Well, this brings me to our source of great encouragement for today, another Monday in this incredible and unforgettable year.

Just short of twenty-four hundred years ago, the prophet Isaiah, inspired by the very Spirit of the Lord, spoke of a most blessed day, yet future, when all the redeemed of God would forget! Addressing his message to the sinful and wayward nation of Judah, which was headed into exile due to her persistent rebellion against the Lord, Isaiah promised that the Lord’s mercy would one day be most splendidly revealed in the arrival of an entirely new creation! He spoke of a “ new heavens and a new earth,” and of a new “ Jerusalem.”

In these sacred lines we have Isaiah’s vision of the eternal state, or heaven, which, as Jesus told us, is being prepared for us even now (John 14:1-3). In this new universe, also identified as an eternal ‘city’ which is called by the name “ Jerusalem,” there will be only joy, peace, and eternal life (I would encourage you to read the entire chapter). Isaiah reveals to us that all of the terrible things that resulted from our fall will be gone for good! No temptation or sin, no death, no disease, no tears, and no anxiety and fear! Amen to that!

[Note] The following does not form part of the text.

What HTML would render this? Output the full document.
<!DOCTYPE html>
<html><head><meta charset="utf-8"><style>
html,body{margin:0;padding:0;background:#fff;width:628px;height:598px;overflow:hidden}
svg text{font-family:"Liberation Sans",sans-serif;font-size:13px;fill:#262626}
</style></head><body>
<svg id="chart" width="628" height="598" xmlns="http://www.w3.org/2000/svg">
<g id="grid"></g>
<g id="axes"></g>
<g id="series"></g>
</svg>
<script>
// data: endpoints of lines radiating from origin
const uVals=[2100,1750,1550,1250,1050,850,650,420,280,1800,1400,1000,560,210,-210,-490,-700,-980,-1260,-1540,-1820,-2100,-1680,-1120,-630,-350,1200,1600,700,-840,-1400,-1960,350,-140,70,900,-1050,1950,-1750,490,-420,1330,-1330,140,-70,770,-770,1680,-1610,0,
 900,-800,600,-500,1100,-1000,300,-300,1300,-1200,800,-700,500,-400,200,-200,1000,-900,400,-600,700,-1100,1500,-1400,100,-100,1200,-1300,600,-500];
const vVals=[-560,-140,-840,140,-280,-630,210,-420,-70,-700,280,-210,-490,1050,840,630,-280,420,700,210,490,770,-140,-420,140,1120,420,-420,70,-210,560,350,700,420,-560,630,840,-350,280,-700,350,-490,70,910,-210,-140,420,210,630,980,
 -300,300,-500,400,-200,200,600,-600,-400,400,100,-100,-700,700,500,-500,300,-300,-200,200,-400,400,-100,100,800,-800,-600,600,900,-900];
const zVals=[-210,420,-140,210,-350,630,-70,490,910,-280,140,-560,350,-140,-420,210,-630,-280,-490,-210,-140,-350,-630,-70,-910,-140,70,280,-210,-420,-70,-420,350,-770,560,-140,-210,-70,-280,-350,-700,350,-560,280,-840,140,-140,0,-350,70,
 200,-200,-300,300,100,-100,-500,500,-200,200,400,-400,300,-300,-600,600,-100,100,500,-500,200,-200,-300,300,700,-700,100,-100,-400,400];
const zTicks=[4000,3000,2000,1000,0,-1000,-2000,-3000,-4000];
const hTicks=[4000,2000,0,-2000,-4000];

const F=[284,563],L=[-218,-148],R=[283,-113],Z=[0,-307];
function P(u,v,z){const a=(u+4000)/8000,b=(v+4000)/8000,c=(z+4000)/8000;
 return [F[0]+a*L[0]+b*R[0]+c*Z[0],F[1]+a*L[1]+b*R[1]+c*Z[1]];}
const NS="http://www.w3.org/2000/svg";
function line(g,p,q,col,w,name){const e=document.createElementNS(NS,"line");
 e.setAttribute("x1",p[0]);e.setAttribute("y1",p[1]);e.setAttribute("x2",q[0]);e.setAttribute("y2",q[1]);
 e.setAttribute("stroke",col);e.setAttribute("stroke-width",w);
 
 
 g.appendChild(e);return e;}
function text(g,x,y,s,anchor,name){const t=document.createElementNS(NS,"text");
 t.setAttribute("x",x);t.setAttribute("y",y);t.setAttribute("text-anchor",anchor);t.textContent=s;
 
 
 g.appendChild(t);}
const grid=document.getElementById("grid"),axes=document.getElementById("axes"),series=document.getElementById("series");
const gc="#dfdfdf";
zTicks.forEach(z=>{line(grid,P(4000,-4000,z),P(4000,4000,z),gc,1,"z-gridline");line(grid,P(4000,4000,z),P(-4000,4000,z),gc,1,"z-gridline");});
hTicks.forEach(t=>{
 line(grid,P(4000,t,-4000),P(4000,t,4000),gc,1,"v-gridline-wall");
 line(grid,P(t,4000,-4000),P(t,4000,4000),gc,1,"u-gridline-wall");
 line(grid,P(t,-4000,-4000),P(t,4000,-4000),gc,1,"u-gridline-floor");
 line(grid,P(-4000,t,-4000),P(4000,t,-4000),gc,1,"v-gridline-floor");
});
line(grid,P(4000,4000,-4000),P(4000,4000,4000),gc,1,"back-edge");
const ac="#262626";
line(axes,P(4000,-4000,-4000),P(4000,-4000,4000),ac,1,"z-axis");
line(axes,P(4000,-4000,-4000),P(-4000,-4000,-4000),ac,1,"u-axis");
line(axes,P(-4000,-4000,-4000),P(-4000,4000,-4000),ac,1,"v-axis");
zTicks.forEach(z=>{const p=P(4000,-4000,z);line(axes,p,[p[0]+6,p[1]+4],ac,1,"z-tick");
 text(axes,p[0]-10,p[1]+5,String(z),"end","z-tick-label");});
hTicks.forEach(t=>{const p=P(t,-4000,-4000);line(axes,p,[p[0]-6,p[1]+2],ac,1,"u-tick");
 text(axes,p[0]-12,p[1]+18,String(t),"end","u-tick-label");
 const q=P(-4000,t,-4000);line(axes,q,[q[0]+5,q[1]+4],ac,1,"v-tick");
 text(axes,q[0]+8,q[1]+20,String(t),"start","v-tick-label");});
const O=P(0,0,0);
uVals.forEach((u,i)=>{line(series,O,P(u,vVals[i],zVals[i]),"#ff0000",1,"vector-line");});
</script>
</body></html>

But there is something else, another indescribable blessing, that awaits the citizens of the eternal Zion.

In verse 17, Isaiah says that when we enter that new city “ the former things shall not be remembered or come into mind.” That’s right! We will be blessed with the inability to remember! And it is specifically the “ former things” that will be permanently erased from our minds! The late Old Testament scholar, J. Alec Motyer explains that it is not the “divine mind” in view here, but “the mind of the redeemed” whose “awareness will be of total newness, in which nothing prompts recollection of what once was” ( Isaiah: An Introduction and Commentary, 398).

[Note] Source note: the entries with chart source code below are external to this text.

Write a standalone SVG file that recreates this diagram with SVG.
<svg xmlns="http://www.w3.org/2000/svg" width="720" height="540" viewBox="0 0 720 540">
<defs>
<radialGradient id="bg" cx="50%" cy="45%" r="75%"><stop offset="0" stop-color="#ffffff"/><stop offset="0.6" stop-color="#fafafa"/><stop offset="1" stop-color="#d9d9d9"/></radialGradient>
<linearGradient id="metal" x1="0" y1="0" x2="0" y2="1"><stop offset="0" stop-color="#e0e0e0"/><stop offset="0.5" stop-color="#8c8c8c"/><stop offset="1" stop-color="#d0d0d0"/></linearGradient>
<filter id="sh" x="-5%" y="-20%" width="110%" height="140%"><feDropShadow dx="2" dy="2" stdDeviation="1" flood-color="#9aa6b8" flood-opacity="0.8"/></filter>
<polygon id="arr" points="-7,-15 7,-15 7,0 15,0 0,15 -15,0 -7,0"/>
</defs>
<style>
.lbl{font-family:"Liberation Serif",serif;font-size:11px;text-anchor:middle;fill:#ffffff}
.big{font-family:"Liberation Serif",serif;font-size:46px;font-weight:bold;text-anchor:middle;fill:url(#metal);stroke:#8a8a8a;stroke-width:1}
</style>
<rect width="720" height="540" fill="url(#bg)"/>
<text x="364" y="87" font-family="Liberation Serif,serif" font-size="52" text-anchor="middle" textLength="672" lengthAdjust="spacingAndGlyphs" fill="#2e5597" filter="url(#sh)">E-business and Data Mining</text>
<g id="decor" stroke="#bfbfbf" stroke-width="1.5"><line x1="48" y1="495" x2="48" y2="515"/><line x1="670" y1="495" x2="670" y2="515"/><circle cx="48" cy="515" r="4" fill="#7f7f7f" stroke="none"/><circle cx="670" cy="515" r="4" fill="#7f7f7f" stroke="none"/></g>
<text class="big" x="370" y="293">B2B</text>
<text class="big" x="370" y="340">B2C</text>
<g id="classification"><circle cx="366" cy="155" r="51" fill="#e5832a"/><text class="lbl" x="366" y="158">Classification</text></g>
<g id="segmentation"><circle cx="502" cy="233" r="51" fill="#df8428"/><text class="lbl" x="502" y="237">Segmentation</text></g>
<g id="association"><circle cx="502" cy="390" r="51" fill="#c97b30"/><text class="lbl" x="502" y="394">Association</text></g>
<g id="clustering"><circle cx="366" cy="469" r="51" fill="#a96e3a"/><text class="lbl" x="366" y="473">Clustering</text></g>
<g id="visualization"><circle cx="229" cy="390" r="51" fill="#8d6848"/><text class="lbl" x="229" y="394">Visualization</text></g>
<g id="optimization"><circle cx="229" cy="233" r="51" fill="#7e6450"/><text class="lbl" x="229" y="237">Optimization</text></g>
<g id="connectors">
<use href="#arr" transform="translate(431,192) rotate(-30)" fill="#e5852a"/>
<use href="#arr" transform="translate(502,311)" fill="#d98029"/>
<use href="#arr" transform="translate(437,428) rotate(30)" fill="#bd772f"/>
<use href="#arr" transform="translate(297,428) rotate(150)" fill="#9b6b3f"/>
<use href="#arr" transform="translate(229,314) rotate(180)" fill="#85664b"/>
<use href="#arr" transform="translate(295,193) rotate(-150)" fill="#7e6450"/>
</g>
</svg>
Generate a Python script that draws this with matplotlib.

Now, these “ former things” that will never be remembered by us in the New Jerusalem are all of those terrible things that have resulted from our sins since the time of Adam, the consequences of all of those transgressions for which our Lord died, and from which we have been fully pardoned. And some of them are actually listed for us by the prophet: “ weeping and the cry of distress” (v. 19); infant death (v. 20); shortened life-spans (v. 20); vain labor (vv. 21-22); “ children for calamity” (v. 23); hostility in nature (v. 25); and destruction of any kind (v. 25).

Can you just imagine such a thing? When we close our eyes in death and open them in the Heavenly City, we will not remember anything about our former days of alienation from our Lord! It will be as if we were never lost, and had never suffered any of the effects of our sin! Everything will be “ new” in the New Jerusalem, even our thoughts! Nothing from the old life will be left over.

Some, with good intentions, have suggested that our entrance into heaven will be like waking up after a terrible dream. But this is not what Isaiah is saying at all. After a nightmare we tremble upon awakening precisely because we do remember it! But not so when we behold our Savior on His throne!

On that Day, the day of our resurrection to eternal life, we will all experience a glorious ‘re-booting’ of our ‘systems’! Everything will be restored to ‘original factory specs’! Nothing will enter our renewed and perfected minds that is connected in any way to our “ former” lives as sinners! The memories of our own sins against the Lord and against others, the memories of the sins of others against us, the memories of all of our broken relationships, the memories of suffering in body, soul, and in mind, those memories of disease, tragedy, and death, and those of every evil event ever to transpire on this earth will all be gone!

I can’t imagine it! And I can’t wait!!

So, as long as we are on this side of heaven we will remember this year (and everything that is yet to come in it). But soon, perhaps very soon, it will all be forgotten as the painful memories of our journey in this life are washed away forever in the glory of our Savior’s dear face!

Weeping may last for the night, but a shout of joy comes in the morning” (Psalm 30:5).

I love you all with all of my heart, and I never forget to pray for you!